Task statement
In full and without alteration, give the listing again.

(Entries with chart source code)
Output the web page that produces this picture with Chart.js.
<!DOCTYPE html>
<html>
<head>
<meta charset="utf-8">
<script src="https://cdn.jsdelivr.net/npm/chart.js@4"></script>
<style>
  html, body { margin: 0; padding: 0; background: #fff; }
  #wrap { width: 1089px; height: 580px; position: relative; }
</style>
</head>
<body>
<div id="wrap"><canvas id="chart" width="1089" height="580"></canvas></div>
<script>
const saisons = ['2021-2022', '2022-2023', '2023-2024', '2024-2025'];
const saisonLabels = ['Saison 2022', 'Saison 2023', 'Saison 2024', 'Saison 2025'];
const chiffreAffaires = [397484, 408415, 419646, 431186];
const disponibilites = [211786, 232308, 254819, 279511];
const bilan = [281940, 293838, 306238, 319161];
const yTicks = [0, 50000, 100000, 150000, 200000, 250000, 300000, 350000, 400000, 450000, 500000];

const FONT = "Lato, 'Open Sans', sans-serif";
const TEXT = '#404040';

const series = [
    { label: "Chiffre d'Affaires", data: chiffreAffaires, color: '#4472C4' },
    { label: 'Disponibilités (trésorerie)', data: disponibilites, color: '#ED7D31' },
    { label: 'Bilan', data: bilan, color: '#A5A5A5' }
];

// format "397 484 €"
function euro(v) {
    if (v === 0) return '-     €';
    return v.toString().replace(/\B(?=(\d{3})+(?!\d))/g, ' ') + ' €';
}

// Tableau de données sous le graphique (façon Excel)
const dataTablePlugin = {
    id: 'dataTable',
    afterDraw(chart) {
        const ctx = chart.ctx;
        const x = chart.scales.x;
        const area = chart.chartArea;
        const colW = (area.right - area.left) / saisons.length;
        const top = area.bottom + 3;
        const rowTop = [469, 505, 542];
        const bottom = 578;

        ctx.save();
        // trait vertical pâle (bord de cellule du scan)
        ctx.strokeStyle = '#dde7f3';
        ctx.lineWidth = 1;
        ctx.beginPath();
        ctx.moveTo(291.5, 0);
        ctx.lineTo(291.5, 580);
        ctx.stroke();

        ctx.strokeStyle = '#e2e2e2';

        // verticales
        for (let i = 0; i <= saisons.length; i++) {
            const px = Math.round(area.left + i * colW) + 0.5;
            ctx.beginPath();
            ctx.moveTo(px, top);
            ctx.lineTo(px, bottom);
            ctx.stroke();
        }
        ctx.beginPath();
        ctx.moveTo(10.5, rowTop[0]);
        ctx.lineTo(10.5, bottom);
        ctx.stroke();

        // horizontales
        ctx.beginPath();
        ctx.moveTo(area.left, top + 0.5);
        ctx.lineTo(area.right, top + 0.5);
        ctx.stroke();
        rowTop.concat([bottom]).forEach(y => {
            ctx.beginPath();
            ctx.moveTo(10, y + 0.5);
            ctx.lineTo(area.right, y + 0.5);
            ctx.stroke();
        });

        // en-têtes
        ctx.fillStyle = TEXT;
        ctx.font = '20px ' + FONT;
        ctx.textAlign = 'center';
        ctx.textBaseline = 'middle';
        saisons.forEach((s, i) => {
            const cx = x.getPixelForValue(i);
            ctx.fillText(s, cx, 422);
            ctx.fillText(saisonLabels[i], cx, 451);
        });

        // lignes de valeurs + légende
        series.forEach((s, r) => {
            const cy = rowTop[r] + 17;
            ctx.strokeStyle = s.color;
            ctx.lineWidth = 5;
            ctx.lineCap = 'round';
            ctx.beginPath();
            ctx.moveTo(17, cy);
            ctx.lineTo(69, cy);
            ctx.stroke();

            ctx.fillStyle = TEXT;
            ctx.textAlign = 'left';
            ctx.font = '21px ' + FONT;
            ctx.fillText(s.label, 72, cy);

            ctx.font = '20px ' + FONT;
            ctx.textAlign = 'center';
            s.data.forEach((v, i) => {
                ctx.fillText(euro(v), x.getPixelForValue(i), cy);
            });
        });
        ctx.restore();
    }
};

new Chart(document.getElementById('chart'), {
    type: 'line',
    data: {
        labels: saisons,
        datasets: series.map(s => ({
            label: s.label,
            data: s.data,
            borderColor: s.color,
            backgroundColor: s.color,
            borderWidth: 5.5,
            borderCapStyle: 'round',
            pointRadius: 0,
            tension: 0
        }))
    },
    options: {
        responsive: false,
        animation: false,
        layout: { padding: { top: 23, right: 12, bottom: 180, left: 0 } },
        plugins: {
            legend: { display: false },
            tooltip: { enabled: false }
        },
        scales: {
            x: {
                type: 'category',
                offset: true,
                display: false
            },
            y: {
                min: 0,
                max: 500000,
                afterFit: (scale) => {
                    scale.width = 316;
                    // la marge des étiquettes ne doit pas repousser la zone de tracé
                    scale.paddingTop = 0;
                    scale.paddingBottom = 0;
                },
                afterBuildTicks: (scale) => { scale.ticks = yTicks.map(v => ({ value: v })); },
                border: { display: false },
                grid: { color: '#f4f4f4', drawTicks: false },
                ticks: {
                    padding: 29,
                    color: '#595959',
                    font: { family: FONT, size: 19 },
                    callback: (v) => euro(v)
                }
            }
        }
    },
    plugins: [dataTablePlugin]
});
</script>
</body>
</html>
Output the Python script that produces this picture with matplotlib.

Task result
Output the web page that produces this picture with Chart.js.
<!DOCTYPE html>
<html>
<head>
<meta charset="utf-8">
<script src="https://cdn.jsdelivr.net/npm/chart.js@4"></script>
<style>
  html, body { margin: 0; padding: 0; background: #fff; }
  #wrap { width: 1089px; height: 580px; position: relative; }
</style>
</head>
<body>
<div id="wrap"><canvas id="chart" width="1089" height="580"></canvas></div>
<script>
const saisons = ['2021-2022', '2022-2023', '2023-2024', '2024-2025'];
const saisonLabels = ['Saison 2022', 'Saison 2023', 'Saison 2024', 'Saison 2025'];
const chiffreAffaires = [397484, 408415, 419646, 431186];
const disponibilites = [211786, 232308, 254819, 279511];
const bilan = [281940, 293838, 306238, 319161];
const yTicks = [0, 50000, 100000, 150000, 200000, 250000, 300000, 350000, 400000, 450000, 500000];

const FONT = "Lato, 'Open Sans', sans-serif";
const TEXT = '#404040';

const series = [
    { label: "Chiffre d'Affaires", data: chiffreAffaires, color: '#4472C4' },
    { label: 'Disponibilités (trésorerie)', data: disponibilites, color: '#ED7D31' },
    { label: 'Bilan', data: bilan, color: '#A5A5A5' }
];

// format "397 484 €"
function euro(v) {
    if (v === 0) return '-     €';
    return v.toString().replace(/\B(?=(\d{3})+(?!\d))/g, ' ') + ' €';
}

// Tableau de données sous le graphique (façon Excel)
const dataTablePlugin = {
    id: 'dataTable',
    afterDraw(chart) {
        const ctx = chart.ctx;
        const x = chart.scales.x;
        const area = chart.chartArea;
        const colW = (area.right - area.left) / saisons.length;
        const top = area.bottom + 3;
        const rowTop = [469, 505, 542];
        const bottom = 578;

        ctx.save();
        // trait vertical pâle (bord de cellule du scan)
        ctx.strokeStyle = '#dde7f3';
        ctx.lineWidth = 1;
        ctx.beginPath();
        ctx.moveTo(291.5, 0);
        ctx.lineTo(291.5, 580);
        ctx.stroke();

        ctx.strokeStyle = '#e2e2e2';

        // verticales
        for (let i = 0; i <= saisons.length; i++) {
            const px = Math.round(area.left + i * colW) + 0.5;
            ctx.beginPath();
            ctx.moveTo(px, top);
            ctx.lineTo(px, bottom);
            ctx.stroke();
        }
        ctx.beginPath();
        ctx.moveTo(10.5, rowTop[0]);
        ctx.lineTo(10.5, bottom);
        ctx.stroke();

        // horizontales
        ctx.beginPath();
        ctx.moveTo(area.left, top + 0.5);
        ctx.lineTo(area.right, top + 0.5);
        ctx.stroke();
        rowTop.concat([bottom]).forEach(y => {
            ctx.beginPath();
            ctx.moveTo(10, y + 0.5);
            ctx.lineTo(area.right, y + 0.5);
            ctx.stroke();
        });

        // en-têtes
        ctx.fillStyle = TEXT;
        ctx.font = '20px ' + FONT;
        ctx.textAlign = 'center';
        ctx.textBaseline = 'middle';
        saisons.forEach((s, i) => {
            const cx = x.getPixelForValue(i);
            ctx.fillText(s, cx, 422);
            ctx.fillText(saisonLabels[i], cx, 451);
        });

        // lignes de valeurs + légende
        series.forEach((s, r) => {
            const cy = rowTop[r] + 17;
            ctx.strokeStyle = s.color;
            ctx.lineWidth = 5;
            ctx.lineCap = 'round';
            ctx.beginPath();
            ctx.moveTo(17, cy);
            ctx.lineTo(69, cy);
            ctx.stroke();

            ctx.fillStyle = TEXT;
            ctx.textAlign = 'left';
            ctx.font = '21px ' + FONT;
            ctx.fillText(s.label, 72, cy);

            ctx.font = '20px ' + FONT;
            ctx.textAlign = 'center';
            s.data.forEach((v, i) => {
                ctx.fillText(euro(v), x.getPixelForValue(i), cy);
            });
        });
        ctx.restore();
    }
};

new Chart(document.getElementById('chart'), {
    type: 'line',
    data: {
        labels: saisons,
        datasets: series.map(s => ({
            label: s.label,
            data: s.data,
            borderColor: s.color,
            backgroundColor: s.color,
            borderWidth: 5.5,
            borderCapStyle: 'round',
            pointRadius: 0,
            tension: 0
        }))
    },
    options: {
        responsive: false,
        animation: false,
        layout: { padding: { top: 23, right: 12, bottom: 180, left: 0 } },
        plugins: {
            legend: { display: false },
            tooltip: { enabled: false }
        },
        scales: {
            x: {
                type: 'category',
                offset: true,
                display: false
            },
            y: {
                min: 0,
                max: 500000,
                afterFit: (scale) => {
                    scale.width = 316;
                    // la marge des étiquettes ne doit pas repousser la zone de tracé
                    scale.paddingTop = 0;
                    scale.paddingBottom = 0;
                },
                afterBuildTicks: (scale) => { scale.ticks = yTicks.map(v => ({ value: v })); },
                border: { display: false },
                grid: { color: '#f4f4f4', drawTicks: false },
                ticks: {
                    padding: 29,
                    color: '#595959',
                    font: { family: FONT, size: 19 },
                    callback: (v) => euro(v)
                }
            }
        }
    },
    plugins: [dataTablePlugin]
});
</script>
</body>
</html>
Output the Python script that produces this picture with matplotlib.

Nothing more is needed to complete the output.